:: EXERCISE ::
The records that follow are to be repeated exactly, with the pictures removed.

(Source code of charts)

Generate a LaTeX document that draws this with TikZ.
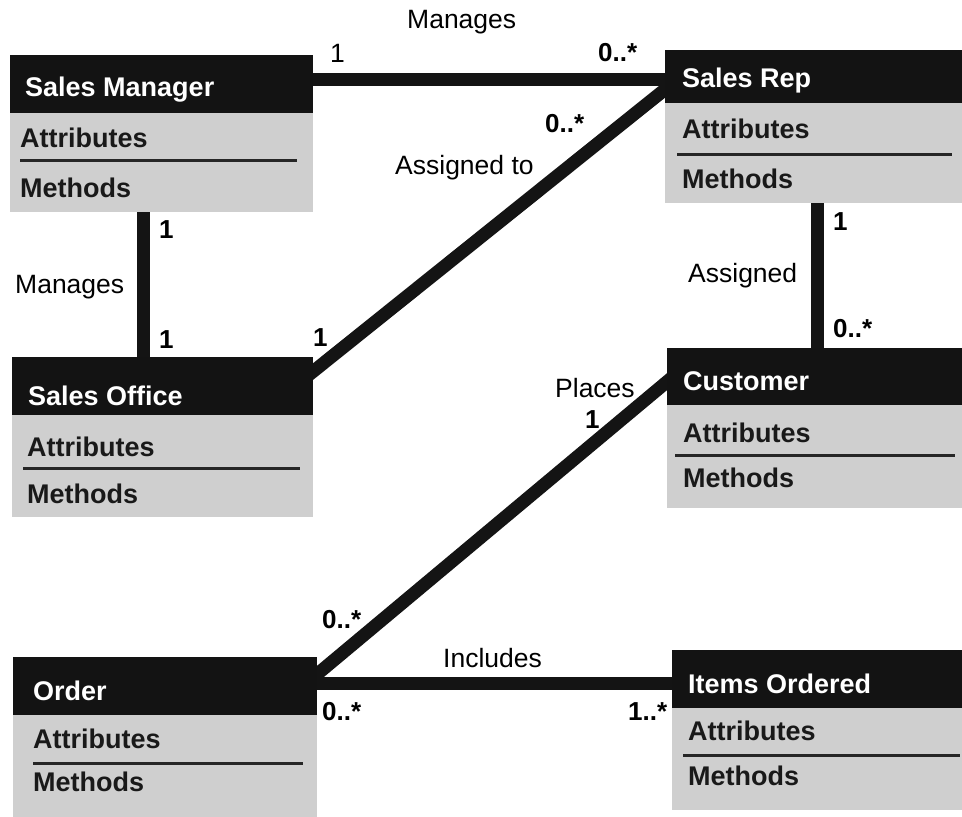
\documentclass[tikz,border=0pt]{standalone}
\usepackage{fontspec}
\setmainfont{Liberation Sans}
\usetikzlibrary{calc}
\pgfdeclarelayer{paper}
\pgfdeclarelayer{background}
\pgfsetlayers{paper,background,main}
\definecolor{boxgray}{HTML}{CFCFCF}
\definecolor{headblack}{HTML}{131313}
\tikzset{
  classbody/.style={draw=none, fill=boxgray, anchor=north west, inner sep=0pt, outer sep=0pt},
  classhead/.style={draw=none, fill=headblack, anchor=north west, inner sep=0pt, outer sep=0pt},
  titletext/.style={anchor=base west, inner sep=0pt, text=white, font=\fontsize{27}{30}\selectfont\bfseries},
  membertext/.style={anchor=base west, inner sep=0pt, text=black!90, font=\fontsize{27}{30}\selectfont\bfseries},
  sepline/.style={line width=3pt, black!85},
  assoc/.style={line width=13pt, black!92},
  lbl/.style={anchor=base west, inner sep=0pt, font=\fontsize{26.5}{30}\selectfont},
  mult/.style={anchor=base west, inner sep=0pt, font=\fontsize{26}{30}\selectfont\bfseries},
}
\begin{document}
\begin{tikzpicture}[x=1pt,y=-1pt]
\useasboundingbox (0,0) rectangle (962,817);
\begin{pgfonlayer}{paper}
\fill[white] (0,0) rectangle (962,817);
\end{pgfonlayer}

% Sales Manager
\node[classbody, minimum width=303pt, minimum height=157pt] (sm) at (10,55) {};
\node[classhead, minimum width=303pt, minimum height=58pt] (smh) at (10,55) {};
\node[titletext] (smt) at (25,96) {Sales Manager};
\node[membertext] (sma) at (20,147) {Attributes};
\draw[sepline] (20,160) -- (297,160);
\node[membertext] (smm) at (20,197) {Methods};

% Sales Rep
\node[classbody, minimum width=297pt, minimum height=153pt] (sr) at (665,50) {};
\node[classhead, minimum width=297pt, minimum height=53pt] (srh) at (665,50) {};
\node[titletext] (srt) at (682,87) {Sales Rep};
\node[membertext] (sra) at (682,138) {Attributes};
\draw[sepline] (677,154) -- (952,154);
\node[membertext] (srm) at (682,188) {Methods};

% Sales Office
\node[classbody, minimum width=301pt, minimum height=160pt] (so) at (12,357) {};
\node[classhead, minimum width=301pt, minimum height=58pt] (soh) at (12,357) {};
\node[titletext] (sot) at (28,405) {Sales Office};
\node[membertext] (soa) at (27,456) {Attributes};
\draw[sepline] (23,468) -- (300,468);
\node[membertext] (som) at (27,503) {Methods};

% Customer
\node[classbody, minimum width=295pt, minimum height=160pt] (cu) at (667,348) {};
\node[classhead, minimum width=295pt, minimum height=57pt] (cuh) at (667,348) {};
\node[titletext] (cut) at (683,390) {Customer};
\node[membertext] (cua) at (683,442) {Attributes};
\draw[sepline] (675,455) -- (955,455);
\node[membertext] (cum) at (683,487) {Methods};

% Order
\node[classbody, minimum width=304pt, minimum height=160pt] (or) at (13,657) {};
\node[classhead, minimum width=304pt, minimum height=58pt] (orh) at (13,657) {};
\node[titletext] (ort) at (33,700) {Order};
\node[membertext] (ora) at (33,748) {Attributes};
\draw[sepline] (33,763) -- (303,763);
\node[membertext] (orm) at (33,791) {Methods};

% Items Ordered
\node[classbody, minimum width=290pt, minimum height=160pt] (io) at (672,650) {};
\node[classhead, minimum width=290pt, minimum height=58pt] (ioh) at (672,650) {};
\node[titletext] (iot) at (688,693) {Items Ordered};
\node[membertext] (ioa) at (688,740) {Attributes};
\draw[sepline] (683,755) -- (960,755);
\node[membertext] (iom) at (688,785) {Methods};

% Connectors
\begin{pgfonlayer}{background}
\draw[assoc] ([yshift=-24.5pt,xshift=-8pt]sm.north east) -- ([yshift=-29.5pt,xshift=8pt]sr.north west);
\draw[assoc] ([yshift=-33pt,xshift=8pt]sr.north west) -- ([yshift=-21pt,xshift=-8pt]so.north east);
\draw[assoc] ([xshift=133pt,yshift=8pt]sm.south west) -- ([xshift=131pt,yshift=-8pt]so.north west);
\draw[assoc] ([xshift=152pt,yshift=8pt]sr.south west) -- ([xshift=150pt,yshift=-8pt]cu.north west);
\draw[assoc] ([yshift=-27pt,xshift=8pt]cu.north west) -- ([yshift=-24pt,xshift=-8pt]or.north east);
\draw[assoc] ([yshift=-26pt,xshift=-8pt]or.north east) -- ([yshift=-33pt,xshift=8pt]io.north west);
\end{pgfonlayer}

% Labels
\node[lbl] (l1) at (407,28) {Manages};
\node[lbl] (m1) at (330,62) {1};
\node[mult] (m2) at (598,61) {0..*};
\node[mult] (m3) at (545,132) {0..*};
\node[lbl] (l2) at (395,174) {Assigned to};
\node[mult] (m4) at (159,238) {1};
\node[lbl] (l3) at (15,293) {Manages};
\node[mult] (m5) at (159,348) {1};
\node[mult] (m6) at (313,346) {1};
\node[mult] (m7) at (833,230) {1};
\node[lbl] (l4) at (688,282) {Assigned};
\node[mult] (m8) at (833,337) {0..*};
\node[lbl] (l5) at (555,397) {Places};
\node[mult] (m9) at (585,428) {1};
\node[mult] (m10) at (322,628) {0..*};
\node[lbl] (l6) at (443,667) {Includes};
\node[mult] (m11) at (322,720) {0..*};
\node[mult] (m12) at (628,720) {1..*};
\end{tikzpicture}
\end{document}
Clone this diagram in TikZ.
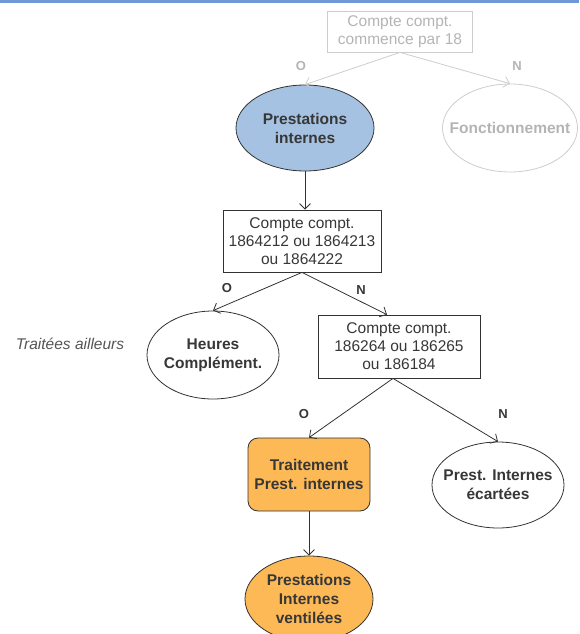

:: OUTPUT OF THE EXERCISE ::
Generate a LaTeX document that draws this with TikZ.
\documentclass[tikz,border=0pt]{standalone}
\usepackage{fontspec}
\setmainfont{Liberation Sans}
\usetikzlibrary{calc}
\pgfdeclarelayer{paper}
\pgfdeclarelayer{background}
\pgfsetlayers{paper,background,main}
\definecolor{boxgray}{HTML}{CFCFCF}
\definecolor{headblack}{HTML}{131313}
\tikzset{
  classbody/.style={draw=none, fill=boxgray, anchor=north west, inner sep=0pt, outer sep=0pt},
  classhead/.style={draw=none, fill=headblack, anchor=north west, inner sep=0pt, outer sep=0pt},
  titletext/.style={anchor=base west, inner sep=0pt, text=white, font=\fontsize{27}{30}\selectfont\bfseries},
  membertext/.style={anchor=base west, inner sep=0pt, text=black!90, font=\fontsize{27}{30}\selectfont\bfseries},
  sepline/.style={line width=3pt, black!85},
  assoc/.style={line width=13pt, black!92},
  lbl/.style={anchor=base west, inner sep=0pt, font=\fontsize{26.5}{30}\selectfont},
  mult/.style={anchor=base west, inner sep=0pt, font=\fontsize{26}{30}\selectfont\bfseries},
}
\begin{document}
\begin{tikzpicture}[x=1pt,y=-1pt]
\useasboundingbox (0,0) rectangle (962,817);
\begin{pgfonlayer}{paper}
\fill[white] (0,0) rectangle (962,817);
\end{pgfonlayer}

% Sales Manager
\node[classbody, minimum width=303pt, minimum height=157pt] (sm) at (10,55) {};
\node[classhead, minimum width=303pt, minimum height=58pt] (smh) at (10,55) {};
\node[titletext] (smt) at (25,96) {Sales Manager};
\node[membertext] (sma) at (20,147) {Attributes};
\draw[sepline] (20,160) -- (297,160);
\node[membertext] (smm) at (20,197) {Methods};

% Sales Rep
\node[classbody, minimum width=297pt, minimum height=153pt] (sr) at (665,50) {};
\node[classhead, minimum width=297pt, minimum height=53pt] (srh) at (665,50) {};
\node[titletext] (srt) at (682,87) {Sales Rep};
\node[membertext] (sra) at (682,138) {Attributes};
\draw[sepline] (677,154) -- (952,154);
\node[membertext] (srm) at (682,188) {Methods};

% Sales Office
\node[classbody, minimum width=301pt, minimum height=160pt] (so) at (12,357) {};
\node[classhead, minimum width=301pt, minimum height=58pt] (soh) at (12,357) {};
\node[titletext] (sot) at (28,405) {Sales Office};
\node[membertext] (soa) at (27,456) {Attributes};
\draw[sepline] (23,468) -- (300,468);
\node[membertext] (som) at (27,503) {Methods};

% Customer
\node[classbody, minimum width=295pt, minimum height=160pt] (cu) at (667,348) {};
\node[classhead, minimum width=295pt, minimum height=57pt] (cuh) at (667,348) {};
\node[titletext] (cut) at (683,390) {Customer};
\node[membertext] (cua) at (683,442) {Attributes};
\draw[sepline] (675,455) -- (955,455);
\node[membertext] (cum) at (683,487) {Methods};

% Order
\node[classbody, minimum width=304pt, minimum height=160pt] (or) at (13,657) {};
\node[classhead, minimum width=304pt, minimum height=58pt] (orh) at (13,657) {};
\node[titletext] (ort) at (33,700) {Order};
\node[membertext] (ora) at (33,748) {Attributes};
\draw[sepline] (33,763) -- (303,763);
\node[membertext] (orm) at (33,791) {Methods};

% Items Ordered
\node[classbody, minimum width=290pt, minimum height=160pt] (io) at (672,650) {};
\node[classhead, minimum width=290pt, minimum height=58pt] (ioh) at (672,650) {};
\node[titletext] (iot) at (688,693) {Items Ordered};
\node[membertext] (ioa) at (688,740) {Attributes};
\draw[sepline] (683,755) -- (960,755);
\node[membertext] (iom) at (688,785) {Methods};

% Connectors
\begin{pgfonlayer}{background}
\draw[assoc] ([yshift=-24.5pt,xshift=-8pt]sm.north east) -- ([yshift=-29.5pt,xshift=8pt]sr.north west);
\draw[assoc] ([yshift=-33pt,xshift=8pt]sr.north west) -- ([yshift=-21pt,xshift=-8pt]so.north east);
\draw[assoc] ([xshift=133pt,yshift=8pt]sm.south west) -- ([xshift=131pt,yshift=-8pt]so.north west);
\draw[assoc] ([xshift=152pt,yshift=8pt]sr.south west) -- ([xshift=150pt,yshift=-8pt]cu.north west);
\draw[assoc] ([yshift=-27pt,xshift=8pt]cu.north west) -- ([yshift=-24pt,xshift=-8pt]or.north east);
\draw[assoc] ([yshift=-26pt,xshift=-8pt]or.north east) -- ([yshift=-33pt,xshift=8pt]io.north west);
\end{pgfonlayer}

% Labels
\node[lbl] (l1) at (407,28) {Manages};
\node[lbl] (m1) at (330,62) {1};
\node[mult] (m2) at (598,61) {0..*};
\node[mult] (m3) at (545,132) {0..*};
\node[lbl] (l2) at (395,174) {Assigned to};
\node[mult] (m4) at (159,238) {1};
\node[lbl] (l3) at (15,293) {Manages};
\node[mult] (m5) at (159,348) {1};
\node[mult] (m6) at (313,346) {1};
\node[mult] (m7) at (833,230) {1};
\node[lbl] (l4) at (688,282) {Assigned};
\node[mult] (m8) at (833,337) {0..*};
\node[lbl] (l5) at (555,397) {Places};
\node[mult] (m9) at (585,428) {1};
\node[mult] (m10) at (322,628) {0..*};
\node[lbl] (l6) at (443,667) {Includes};
\node[mult] (m11) at (322,720) {0..*};
\node[mult] (m12) at (628,720) {1..*};
\end{tikzpicture}
\end{document}
Clone this diagram in TikZ.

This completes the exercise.